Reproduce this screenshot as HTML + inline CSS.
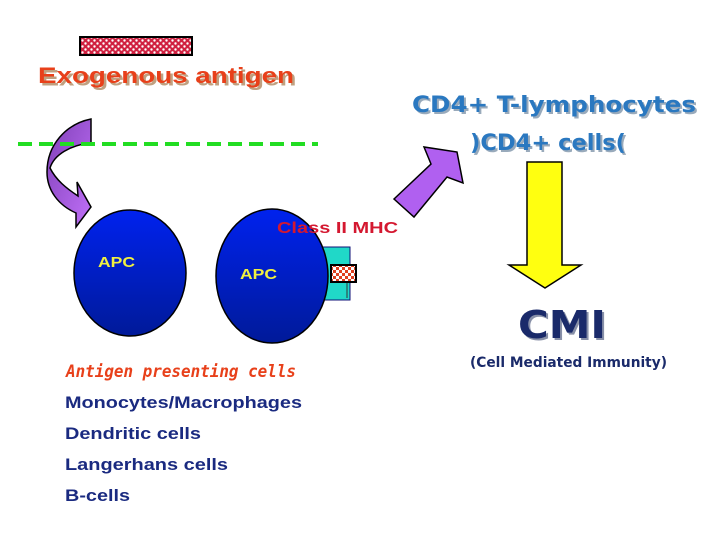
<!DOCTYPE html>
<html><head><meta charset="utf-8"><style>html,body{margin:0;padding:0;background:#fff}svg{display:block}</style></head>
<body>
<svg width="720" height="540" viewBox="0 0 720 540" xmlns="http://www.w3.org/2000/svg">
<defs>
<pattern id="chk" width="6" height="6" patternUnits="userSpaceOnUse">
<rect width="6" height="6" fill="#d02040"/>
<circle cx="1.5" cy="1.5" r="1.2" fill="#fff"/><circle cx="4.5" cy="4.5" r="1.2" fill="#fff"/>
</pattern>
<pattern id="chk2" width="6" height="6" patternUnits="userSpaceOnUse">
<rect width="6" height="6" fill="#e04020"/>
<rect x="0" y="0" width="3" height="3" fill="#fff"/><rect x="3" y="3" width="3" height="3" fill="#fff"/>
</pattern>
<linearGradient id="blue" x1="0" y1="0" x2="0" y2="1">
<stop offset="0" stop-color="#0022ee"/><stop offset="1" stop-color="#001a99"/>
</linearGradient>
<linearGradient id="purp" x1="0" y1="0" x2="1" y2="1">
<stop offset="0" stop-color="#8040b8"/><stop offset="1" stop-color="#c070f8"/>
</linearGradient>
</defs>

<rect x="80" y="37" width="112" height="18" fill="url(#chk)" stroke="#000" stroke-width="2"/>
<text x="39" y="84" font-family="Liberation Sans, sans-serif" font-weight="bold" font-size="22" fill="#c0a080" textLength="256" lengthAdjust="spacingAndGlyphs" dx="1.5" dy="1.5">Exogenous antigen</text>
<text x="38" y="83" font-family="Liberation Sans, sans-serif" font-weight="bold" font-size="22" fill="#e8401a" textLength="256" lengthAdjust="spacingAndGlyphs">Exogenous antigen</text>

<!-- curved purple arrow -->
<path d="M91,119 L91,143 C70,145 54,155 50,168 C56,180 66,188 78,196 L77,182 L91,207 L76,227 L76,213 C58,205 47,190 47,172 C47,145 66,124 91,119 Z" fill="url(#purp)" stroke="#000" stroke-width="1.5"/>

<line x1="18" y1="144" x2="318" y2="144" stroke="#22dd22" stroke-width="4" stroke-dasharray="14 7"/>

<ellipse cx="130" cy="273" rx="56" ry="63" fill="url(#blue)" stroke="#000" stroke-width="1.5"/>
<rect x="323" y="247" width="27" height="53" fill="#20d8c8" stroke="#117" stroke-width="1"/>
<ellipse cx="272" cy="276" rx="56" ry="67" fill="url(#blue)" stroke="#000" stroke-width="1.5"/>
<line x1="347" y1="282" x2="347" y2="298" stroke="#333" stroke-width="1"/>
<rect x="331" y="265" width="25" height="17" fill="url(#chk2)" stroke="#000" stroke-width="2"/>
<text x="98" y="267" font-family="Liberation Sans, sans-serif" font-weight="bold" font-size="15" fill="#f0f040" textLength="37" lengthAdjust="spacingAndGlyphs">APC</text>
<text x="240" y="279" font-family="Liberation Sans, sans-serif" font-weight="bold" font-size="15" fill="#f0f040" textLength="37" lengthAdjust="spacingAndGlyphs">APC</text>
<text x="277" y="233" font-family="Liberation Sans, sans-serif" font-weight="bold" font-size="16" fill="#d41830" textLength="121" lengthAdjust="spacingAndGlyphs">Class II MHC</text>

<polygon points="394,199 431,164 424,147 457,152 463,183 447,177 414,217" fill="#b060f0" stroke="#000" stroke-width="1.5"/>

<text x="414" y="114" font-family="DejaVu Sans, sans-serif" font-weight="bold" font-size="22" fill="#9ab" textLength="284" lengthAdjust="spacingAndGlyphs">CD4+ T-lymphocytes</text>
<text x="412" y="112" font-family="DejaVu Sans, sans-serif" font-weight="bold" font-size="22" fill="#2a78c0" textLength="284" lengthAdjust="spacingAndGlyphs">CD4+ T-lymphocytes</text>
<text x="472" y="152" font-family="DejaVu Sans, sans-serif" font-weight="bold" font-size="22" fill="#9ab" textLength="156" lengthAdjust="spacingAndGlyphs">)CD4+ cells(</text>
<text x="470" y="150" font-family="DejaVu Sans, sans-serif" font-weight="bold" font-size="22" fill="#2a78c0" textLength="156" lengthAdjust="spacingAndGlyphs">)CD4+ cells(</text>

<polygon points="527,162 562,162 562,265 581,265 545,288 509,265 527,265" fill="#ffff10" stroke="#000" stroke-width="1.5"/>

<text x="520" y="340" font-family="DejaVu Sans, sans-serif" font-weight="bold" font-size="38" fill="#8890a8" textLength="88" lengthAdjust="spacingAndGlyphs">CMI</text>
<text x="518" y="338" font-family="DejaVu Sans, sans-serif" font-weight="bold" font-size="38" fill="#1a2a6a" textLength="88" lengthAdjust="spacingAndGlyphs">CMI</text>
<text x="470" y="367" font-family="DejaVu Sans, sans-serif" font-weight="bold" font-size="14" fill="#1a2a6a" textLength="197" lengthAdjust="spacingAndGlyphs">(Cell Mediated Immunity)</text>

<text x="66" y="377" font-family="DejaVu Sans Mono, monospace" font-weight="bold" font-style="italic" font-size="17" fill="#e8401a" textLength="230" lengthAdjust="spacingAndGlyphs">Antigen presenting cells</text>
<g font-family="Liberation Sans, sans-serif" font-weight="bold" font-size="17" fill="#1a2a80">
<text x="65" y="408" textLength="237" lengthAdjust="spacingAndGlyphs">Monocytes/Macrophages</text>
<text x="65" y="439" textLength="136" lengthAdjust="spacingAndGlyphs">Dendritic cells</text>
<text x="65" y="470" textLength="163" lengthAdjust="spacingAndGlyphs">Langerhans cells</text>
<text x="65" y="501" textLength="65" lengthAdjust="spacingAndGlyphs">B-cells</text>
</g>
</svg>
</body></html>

⁂

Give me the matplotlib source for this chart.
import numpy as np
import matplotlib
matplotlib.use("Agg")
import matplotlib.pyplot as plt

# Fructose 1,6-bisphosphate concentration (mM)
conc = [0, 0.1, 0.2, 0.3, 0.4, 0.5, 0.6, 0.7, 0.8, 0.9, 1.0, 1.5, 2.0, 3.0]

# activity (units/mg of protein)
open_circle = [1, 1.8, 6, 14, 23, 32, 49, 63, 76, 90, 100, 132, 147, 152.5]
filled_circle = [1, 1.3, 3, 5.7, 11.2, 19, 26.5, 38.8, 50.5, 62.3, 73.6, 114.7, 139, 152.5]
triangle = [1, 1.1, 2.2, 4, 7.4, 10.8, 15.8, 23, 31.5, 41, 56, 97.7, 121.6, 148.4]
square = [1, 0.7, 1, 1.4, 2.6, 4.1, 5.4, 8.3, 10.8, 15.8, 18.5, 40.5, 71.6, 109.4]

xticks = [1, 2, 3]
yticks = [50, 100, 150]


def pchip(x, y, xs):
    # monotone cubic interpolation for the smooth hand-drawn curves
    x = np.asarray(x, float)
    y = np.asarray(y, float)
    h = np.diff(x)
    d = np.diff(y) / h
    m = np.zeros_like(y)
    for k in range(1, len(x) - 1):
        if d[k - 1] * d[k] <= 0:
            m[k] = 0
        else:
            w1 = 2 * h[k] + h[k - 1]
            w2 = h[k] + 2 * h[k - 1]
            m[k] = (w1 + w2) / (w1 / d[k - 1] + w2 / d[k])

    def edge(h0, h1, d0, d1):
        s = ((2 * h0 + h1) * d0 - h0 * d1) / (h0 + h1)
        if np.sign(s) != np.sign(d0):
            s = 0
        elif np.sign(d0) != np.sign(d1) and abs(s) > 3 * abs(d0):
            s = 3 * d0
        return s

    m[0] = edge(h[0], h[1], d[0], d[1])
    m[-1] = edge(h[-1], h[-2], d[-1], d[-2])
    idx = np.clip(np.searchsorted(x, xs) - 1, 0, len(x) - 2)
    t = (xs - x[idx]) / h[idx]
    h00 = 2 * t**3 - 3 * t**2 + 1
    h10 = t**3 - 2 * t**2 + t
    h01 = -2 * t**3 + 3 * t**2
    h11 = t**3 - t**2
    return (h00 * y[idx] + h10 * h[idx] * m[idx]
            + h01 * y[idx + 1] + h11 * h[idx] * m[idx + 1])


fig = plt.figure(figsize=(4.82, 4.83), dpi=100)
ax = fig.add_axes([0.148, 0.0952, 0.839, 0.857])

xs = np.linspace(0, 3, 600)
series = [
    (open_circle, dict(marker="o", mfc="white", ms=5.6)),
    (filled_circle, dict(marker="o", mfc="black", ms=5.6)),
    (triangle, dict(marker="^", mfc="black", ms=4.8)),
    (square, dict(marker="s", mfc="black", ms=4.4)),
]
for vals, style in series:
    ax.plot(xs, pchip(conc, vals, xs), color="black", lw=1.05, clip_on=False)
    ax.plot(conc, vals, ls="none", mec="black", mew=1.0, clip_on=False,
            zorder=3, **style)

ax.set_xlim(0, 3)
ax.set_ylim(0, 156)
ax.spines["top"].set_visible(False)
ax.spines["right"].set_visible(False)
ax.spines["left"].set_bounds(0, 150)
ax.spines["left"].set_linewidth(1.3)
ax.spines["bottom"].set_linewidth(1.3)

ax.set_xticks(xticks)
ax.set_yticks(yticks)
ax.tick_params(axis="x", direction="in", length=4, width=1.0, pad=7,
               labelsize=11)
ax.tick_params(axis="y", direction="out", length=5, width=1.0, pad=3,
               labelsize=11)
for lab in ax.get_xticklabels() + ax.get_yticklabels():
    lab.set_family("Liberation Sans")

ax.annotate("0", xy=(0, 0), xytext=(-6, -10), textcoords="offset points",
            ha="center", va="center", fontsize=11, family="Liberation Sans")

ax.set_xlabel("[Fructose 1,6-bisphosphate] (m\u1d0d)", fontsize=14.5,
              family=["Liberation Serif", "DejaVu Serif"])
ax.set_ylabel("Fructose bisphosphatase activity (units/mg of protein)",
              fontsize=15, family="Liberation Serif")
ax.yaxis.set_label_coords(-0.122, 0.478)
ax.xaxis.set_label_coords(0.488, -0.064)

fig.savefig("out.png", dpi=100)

⁂

Given instruction: Retype, exactly and in full, the lines above from the one containing "Give me the matplotlib source for this chart." through the one containing "1.5, 2.0, 3.0]".

Result:
Give me the matplotlib source for this chart.
import numpy as np
import matplotlib
matplotlib.use("Agg")
import matplotlib.pyplot as plt

# Fructose 1,6-bisphosphate concentration (mM)
conc = [0, 0.1, 0.2, 0.3, 0.4, 0.5, 0.6, 0.7, 0.8, 0.9, 1.0, 1.5, 2.0, 3.0]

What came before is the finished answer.